This is the preliminary display of the GRCh38 assembly of the human genome (Homo sapiens, GCA_000001405.15), produced in December 2013 by the Genome Reference Consortium. It consists of 24 chromosomes (1-22, X and Y), 127 unplaced scaffolds and 42 unlocalized scaffolds. GRCh38 contains 261 alt loci scaffolds (including haplotypes for the MHC region on chromosome 6 and LRC region on chromosome 19), in 35 alternate assembly units. 72 of these alternate loci were previously available as NOVEL patches to GRCh37.

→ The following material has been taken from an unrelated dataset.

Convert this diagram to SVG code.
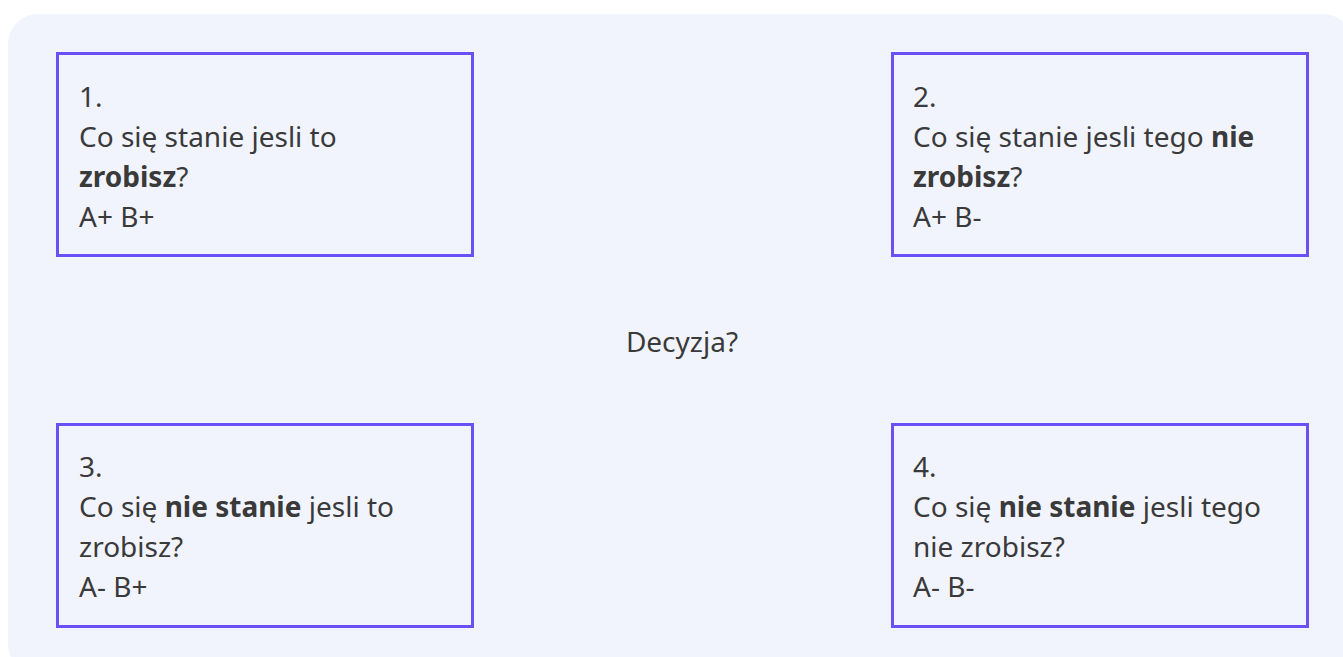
<svg xmlns="http://www.w3.org/2000/svg" width="1343" height="657" viewBox="0 0 1343 657">
<style>
.bg{fill:#f1f4fd}
.box{fill:#f1f4fd;stroke:#6a50f5;stroke-width:3}
text{font-family:"Noto Sans","Open Sans",sans-serif;font-size:28px;fill:#3a3a3a}
.b{font-weight:bold}
</style>
<rect class="bg" x="8" y="14" width="1345" height="660" rx="30"/>
<g id="node1">
<rect class="box" x="57.5" y="53.5" width="415" height="202"/>
<text x="79" y="107">1.</text>
<text x="79" y="147">Co się stanie jesli to</text>
<text x="79" y="187"><tspan class="b">zrobisz</tspan>?</text>
<text x="79" y="227">A+ B+</text>
</g>
<g id="node2">
<rect class="box" x="892.5" y="53.5" width="415" height="202"/>
<text x="913" y="107">2.</text>
<text x="913" y="147">Co się stanie jesli tego <tspan class="b">nie</tspan></text>
<text x="913" y="187"><tspan class="b">zrobisz</tspan>?</text>
<text x="913" y="227">A+ B-</text>
</g>
<g id="center">
<text x="682" y="352" text-anchor="middle">Decyzja?</text>
</g>
<g id="node3">
<rect class="box" x="57.5" y="424.5" width="415" height="202"/>
<text x="79" y="477">3.</text>
<text x="79" y="517">Co się <tspan class="b">nie stanie</tspan> jesli to</text>
<text x="79" y="557">zrobisz?</text>
<text x="79" y="597">A- B+</text>
</g>
<g id="node4">
<rect class="box" x="892.5" y="424.5" width="415" height="202"/>
<text x="913" y="477">4.</text>
<text x="913" y="517">Co się <tspan class="b">nie stanie</tspan> jesli tego</text>
<text x="913" y="557">nie zrobisz?</text>
<text x="913" y="597">A- B-</text>
</g>
<g id="connectors"></g>
</svg>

The N50 of the contigs of the submitted assembly is 56.4 Mb and the N50 of the scaffolds is 67.8 Mb. The N50 size is the length such that 50% of the assembled genome lies in blocks of the N50 size or longer. Modeled centromere sequences have been incorporated.
What can I find? Protein-coding and non-coding genes, splice variants, cDNA and protein sequences, non-coding RNAs.
Preliminary transcript structures based on available human protein sequences are shown along with structures based on projections from Ensembl release 75 human gene set (GRCh37) and RefSeq genes from February 2014. In addition, alignments of human cDNA and EST sequences are provided as well as ab initio predictions and alignments of sequences from UniProt, UniGene and the ENA vertebrate RNA collection.
|Assembly:||GRCh38, Dec 2013|
|Golden Path Length:||3,099,750,718|
|Preliminary transcript models:||128,417|
|Imported RefSeq genes:||26,670|
|GENCODE 19 genes projected from GRCh37:||61,349|
|Genscan gene predictions:||50,117|
|Projected short variants:||67,990,369|
What can I find? Short sequence variants from Ensembl release 75 projected to the GRCh38 assembly. In addition, variation consequences for variants overlapping transcripts that have been projected from Ensembl release 75 to the new assembly and variation consequences based on RefSeq transcripts are provided. Variation data is available as GVF and VCF data dumps.